## AIM:
In the material below, please retype the lines from the very first through the one with "vraag_aanbod = [0] * len(years)", exactly and without pictures.

# INPUT start

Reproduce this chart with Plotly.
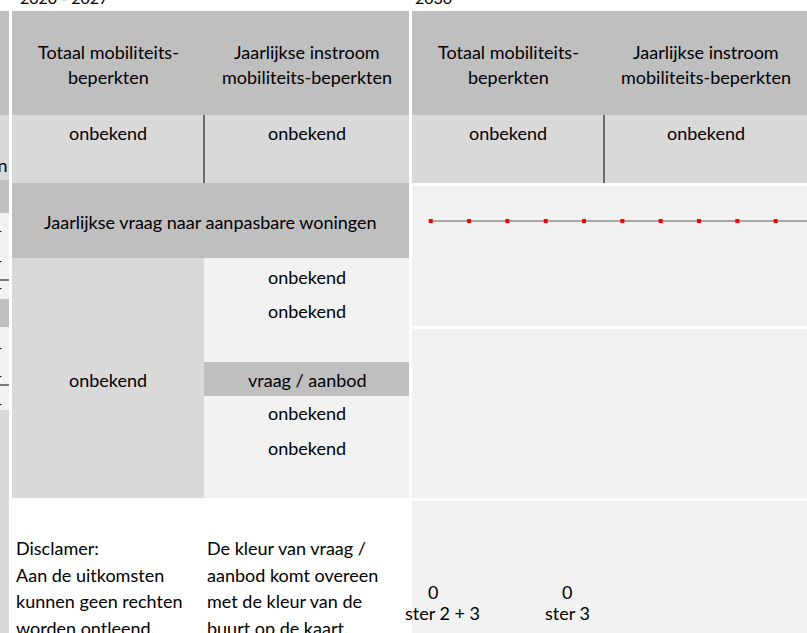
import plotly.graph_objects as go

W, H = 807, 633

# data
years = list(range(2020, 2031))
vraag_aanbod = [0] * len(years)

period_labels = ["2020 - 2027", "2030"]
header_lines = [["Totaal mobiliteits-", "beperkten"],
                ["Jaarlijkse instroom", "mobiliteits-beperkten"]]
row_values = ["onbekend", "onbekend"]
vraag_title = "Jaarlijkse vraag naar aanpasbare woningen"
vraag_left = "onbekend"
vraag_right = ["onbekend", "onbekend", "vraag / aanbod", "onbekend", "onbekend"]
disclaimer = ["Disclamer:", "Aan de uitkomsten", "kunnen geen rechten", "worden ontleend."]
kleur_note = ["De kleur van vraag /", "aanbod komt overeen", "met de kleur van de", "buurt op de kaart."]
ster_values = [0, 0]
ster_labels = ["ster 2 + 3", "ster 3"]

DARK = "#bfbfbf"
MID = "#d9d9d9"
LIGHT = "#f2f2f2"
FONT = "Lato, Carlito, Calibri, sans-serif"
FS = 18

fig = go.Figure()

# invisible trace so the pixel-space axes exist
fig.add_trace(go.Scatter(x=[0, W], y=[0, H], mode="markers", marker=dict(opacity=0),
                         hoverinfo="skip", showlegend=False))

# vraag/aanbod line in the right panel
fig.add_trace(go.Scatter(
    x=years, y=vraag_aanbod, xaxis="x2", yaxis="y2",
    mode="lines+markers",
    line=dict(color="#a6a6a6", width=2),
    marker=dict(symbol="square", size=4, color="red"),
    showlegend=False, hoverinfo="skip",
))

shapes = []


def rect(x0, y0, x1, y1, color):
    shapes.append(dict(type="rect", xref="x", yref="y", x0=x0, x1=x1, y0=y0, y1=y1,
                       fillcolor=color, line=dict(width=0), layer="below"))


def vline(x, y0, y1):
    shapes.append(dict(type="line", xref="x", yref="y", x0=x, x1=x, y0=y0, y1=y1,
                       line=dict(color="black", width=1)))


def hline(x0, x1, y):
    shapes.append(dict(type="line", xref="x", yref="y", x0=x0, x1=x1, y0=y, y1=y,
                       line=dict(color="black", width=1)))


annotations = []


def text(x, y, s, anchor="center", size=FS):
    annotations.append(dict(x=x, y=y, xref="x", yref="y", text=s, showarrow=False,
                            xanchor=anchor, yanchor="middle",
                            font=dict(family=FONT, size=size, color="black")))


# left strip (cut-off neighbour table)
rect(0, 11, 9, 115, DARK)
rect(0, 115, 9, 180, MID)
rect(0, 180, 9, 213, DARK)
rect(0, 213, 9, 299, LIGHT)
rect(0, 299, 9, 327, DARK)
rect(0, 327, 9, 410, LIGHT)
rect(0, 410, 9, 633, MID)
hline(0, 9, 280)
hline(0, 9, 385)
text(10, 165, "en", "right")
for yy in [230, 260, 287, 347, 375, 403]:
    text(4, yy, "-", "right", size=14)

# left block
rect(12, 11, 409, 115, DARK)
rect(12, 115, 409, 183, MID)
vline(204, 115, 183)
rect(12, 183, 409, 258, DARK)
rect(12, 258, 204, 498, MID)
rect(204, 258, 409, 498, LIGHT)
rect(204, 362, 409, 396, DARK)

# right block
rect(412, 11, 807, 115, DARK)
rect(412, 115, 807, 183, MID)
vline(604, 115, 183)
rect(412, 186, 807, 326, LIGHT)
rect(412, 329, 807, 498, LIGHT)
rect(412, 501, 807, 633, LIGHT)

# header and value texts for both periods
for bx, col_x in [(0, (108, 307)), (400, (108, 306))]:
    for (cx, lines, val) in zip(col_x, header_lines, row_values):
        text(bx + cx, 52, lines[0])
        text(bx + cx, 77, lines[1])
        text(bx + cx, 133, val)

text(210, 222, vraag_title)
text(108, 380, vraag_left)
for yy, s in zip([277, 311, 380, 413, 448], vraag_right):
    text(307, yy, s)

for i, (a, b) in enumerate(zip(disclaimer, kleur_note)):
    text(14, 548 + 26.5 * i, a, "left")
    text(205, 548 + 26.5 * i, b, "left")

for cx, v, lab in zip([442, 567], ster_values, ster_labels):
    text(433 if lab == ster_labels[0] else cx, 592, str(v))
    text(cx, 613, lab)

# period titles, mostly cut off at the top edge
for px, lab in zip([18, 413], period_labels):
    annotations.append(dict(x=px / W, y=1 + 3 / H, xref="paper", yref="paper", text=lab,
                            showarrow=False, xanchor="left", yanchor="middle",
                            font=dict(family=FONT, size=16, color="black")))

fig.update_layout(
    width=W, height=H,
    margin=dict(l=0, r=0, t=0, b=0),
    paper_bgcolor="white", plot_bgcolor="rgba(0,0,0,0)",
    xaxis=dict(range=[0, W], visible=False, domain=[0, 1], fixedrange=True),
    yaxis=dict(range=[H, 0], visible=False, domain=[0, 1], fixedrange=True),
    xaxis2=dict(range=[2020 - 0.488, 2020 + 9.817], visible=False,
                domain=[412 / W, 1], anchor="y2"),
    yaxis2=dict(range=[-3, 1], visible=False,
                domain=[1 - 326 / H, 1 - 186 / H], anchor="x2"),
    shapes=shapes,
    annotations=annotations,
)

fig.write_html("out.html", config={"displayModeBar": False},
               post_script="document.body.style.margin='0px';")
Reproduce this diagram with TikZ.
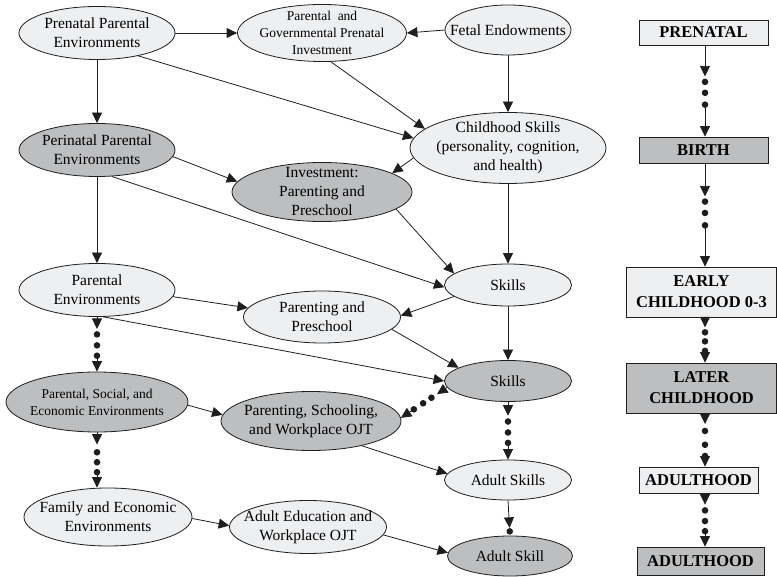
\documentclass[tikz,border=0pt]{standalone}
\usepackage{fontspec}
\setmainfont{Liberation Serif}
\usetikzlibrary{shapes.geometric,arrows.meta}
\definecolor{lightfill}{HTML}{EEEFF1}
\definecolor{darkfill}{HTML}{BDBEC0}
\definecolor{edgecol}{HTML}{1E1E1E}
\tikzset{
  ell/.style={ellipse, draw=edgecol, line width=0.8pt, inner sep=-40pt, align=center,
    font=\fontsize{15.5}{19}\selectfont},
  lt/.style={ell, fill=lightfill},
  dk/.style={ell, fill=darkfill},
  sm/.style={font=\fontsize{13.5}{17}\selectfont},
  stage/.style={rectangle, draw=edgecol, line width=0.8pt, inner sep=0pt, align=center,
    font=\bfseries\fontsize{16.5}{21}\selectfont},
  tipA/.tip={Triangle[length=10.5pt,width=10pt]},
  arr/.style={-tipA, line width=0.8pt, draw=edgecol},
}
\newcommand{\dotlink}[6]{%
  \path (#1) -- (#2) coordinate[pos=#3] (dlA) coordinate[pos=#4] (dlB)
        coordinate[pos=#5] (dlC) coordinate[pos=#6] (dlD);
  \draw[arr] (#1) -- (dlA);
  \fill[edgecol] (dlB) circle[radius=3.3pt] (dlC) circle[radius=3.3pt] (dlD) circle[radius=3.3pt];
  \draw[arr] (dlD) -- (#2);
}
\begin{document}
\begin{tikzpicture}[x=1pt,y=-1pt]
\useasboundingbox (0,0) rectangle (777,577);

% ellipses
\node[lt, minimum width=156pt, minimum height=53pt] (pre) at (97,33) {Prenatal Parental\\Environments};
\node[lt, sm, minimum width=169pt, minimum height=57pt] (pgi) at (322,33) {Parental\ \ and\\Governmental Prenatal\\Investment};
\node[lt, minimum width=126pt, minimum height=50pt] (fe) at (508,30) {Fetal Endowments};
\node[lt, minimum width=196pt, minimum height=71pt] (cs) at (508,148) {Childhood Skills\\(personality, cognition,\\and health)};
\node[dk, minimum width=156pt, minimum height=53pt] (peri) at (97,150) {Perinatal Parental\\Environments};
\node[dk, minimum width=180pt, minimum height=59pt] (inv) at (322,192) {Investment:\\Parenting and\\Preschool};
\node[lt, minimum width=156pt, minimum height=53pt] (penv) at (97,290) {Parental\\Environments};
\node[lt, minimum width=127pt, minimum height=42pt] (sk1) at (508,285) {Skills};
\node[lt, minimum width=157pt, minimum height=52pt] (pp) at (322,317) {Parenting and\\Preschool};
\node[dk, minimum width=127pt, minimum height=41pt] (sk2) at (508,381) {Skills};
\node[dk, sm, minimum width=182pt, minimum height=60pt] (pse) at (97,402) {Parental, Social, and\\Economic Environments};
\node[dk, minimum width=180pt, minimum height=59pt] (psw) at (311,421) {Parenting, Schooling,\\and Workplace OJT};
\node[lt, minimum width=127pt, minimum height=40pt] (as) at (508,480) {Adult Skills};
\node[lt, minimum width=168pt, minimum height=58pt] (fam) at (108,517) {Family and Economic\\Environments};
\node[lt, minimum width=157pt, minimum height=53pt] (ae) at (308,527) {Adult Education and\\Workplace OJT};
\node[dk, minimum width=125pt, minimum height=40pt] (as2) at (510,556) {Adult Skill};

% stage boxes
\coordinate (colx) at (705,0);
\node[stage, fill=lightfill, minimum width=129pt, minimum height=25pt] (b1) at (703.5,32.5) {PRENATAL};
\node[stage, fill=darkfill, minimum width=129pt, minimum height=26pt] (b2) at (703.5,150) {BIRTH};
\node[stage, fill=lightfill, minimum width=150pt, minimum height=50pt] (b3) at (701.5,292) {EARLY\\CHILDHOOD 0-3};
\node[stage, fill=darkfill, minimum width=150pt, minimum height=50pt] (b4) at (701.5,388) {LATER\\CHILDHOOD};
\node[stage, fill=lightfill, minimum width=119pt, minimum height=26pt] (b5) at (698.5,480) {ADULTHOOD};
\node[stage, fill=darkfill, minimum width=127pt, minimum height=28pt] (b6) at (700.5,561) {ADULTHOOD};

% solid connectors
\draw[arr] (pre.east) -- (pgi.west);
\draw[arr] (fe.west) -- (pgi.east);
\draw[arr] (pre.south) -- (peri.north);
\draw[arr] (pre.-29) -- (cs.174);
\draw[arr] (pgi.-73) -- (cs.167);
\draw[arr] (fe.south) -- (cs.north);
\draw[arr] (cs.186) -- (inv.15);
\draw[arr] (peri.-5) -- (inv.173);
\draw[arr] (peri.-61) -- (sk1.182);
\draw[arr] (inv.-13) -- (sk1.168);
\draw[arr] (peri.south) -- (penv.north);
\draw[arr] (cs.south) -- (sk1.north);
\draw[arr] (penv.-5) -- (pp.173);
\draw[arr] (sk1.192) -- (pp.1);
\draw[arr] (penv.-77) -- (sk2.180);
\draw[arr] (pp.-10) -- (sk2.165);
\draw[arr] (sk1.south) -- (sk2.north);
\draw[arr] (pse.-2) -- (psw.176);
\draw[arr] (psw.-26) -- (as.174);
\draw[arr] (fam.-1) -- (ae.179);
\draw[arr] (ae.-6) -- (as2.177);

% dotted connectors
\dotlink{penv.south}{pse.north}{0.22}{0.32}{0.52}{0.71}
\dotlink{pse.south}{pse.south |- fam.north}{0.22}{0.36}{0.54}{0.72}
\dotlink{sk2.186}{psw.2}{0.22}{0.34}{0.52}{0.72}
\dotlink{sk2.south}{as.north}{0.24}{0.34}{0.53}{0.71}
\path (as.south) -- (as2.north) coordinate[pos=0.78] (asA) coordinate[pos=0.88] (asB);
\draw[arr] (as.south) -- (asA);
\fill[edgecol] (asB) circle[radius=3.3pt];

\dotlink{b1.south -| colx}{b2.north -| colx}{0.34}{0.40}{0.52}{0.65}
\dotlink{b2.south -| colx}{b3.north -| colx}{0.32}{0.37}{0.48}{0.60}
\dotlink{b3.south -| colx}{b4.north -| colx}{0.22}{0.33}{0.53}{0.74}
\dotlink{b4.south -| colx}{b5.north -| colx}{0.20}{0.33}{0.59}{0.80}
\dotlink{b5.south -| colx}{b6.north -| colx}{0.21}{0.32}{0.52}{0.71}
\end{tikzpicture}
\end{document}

# INPUT end

## TASK ANSWER:
Reproduce this chart with Plotly.
import plotly.graph_objects as go

W, H = 807, 633

# data
years = list(range(2020, 2031))
vraag_aanbod = [0] * len(years)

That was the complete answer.